Nein, Corona lässt es nicht zu. Kein Campingplatz ist offen, das konnte doch nicht sein! Ruth und die Kinder (ich natürlich auch) wollten endlich campieren. Eine Lösung musste her. Zum Glück konnten wir auf ein Gelände fahren, wo niemand war. Bei der Firma hatte ich kurzerhand den Parkplatz beschlagnahmt und so war über Auffahrt grosse Premiere. 

Autark campen, kein Problem mit 200-lFrischwasser-, 300-l-Grauwasser- und 200-lSchwarzwasser-Tank, Heizung mit Dieselantrieb, grosser Batterie, automatischer Sat-Anlage und TV mit 12 V, Kühlschrank und Boiler mit Gas. Ein Glücksgefühl der Freiheit kommt auf. 

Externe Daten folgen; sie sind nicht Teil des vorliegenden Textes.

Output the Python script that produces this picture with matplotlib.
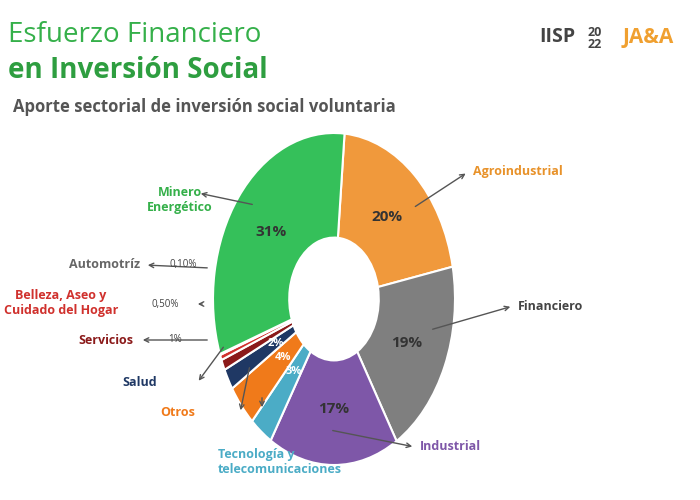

Der Sommer sollte endlich kommen, den Campingplatz aussuchen und reservieren. Wir können nicht auf alle Campingplätze fahren, also zuerst anrufen und mitteilen, dass wir mit einem grossen (dies nochmals erwähnen) Gespann kommen. Der TCS Campingplatz Sempach ist vorbereitet für solche Gefährte, also ab dahin.

Nun war es Zeit für Ferien. Uns ist bewusst, dass wir eine kleine Attraktion sind. Aber dies ist kein Problem. Jeder, der den Auflieger begutachten will, darf dies selbstverständlich tun.

Für uns ist es ein Traum, mit diesem Gespann zu reisen und zu campieren. Dass dies nicht jedermanns Sache ist, liegt auf der Hand. Das Manövrieren auf der Strasse ist nicht schwerer als mit einem Wohnwagen, sicher sollten die Höhenangaben bei Unterführungen und Brücken berücksichtigt werden. Auf dem Campingplatz wird es herausfordernder. Kein Abhängen zum Rangieren möglich, also die Anfahrten unbedingt gut abklären. Das An- und Abhängen muss geübt sein, Millimeterarbeit ohne Rangierhilfe. Ich verstehe alle, die meinen, dass sei kein Camping mehr. Doch was ist Campieren? Das soll und darf jeder für sich selber entscheiden. Traum gegen Vernunft? Traum hat gesiegt.

Liebe Campingfreunde, ich freue mich, euch wieder einmal auf einem Campingplatz oder Rally zu begegnen.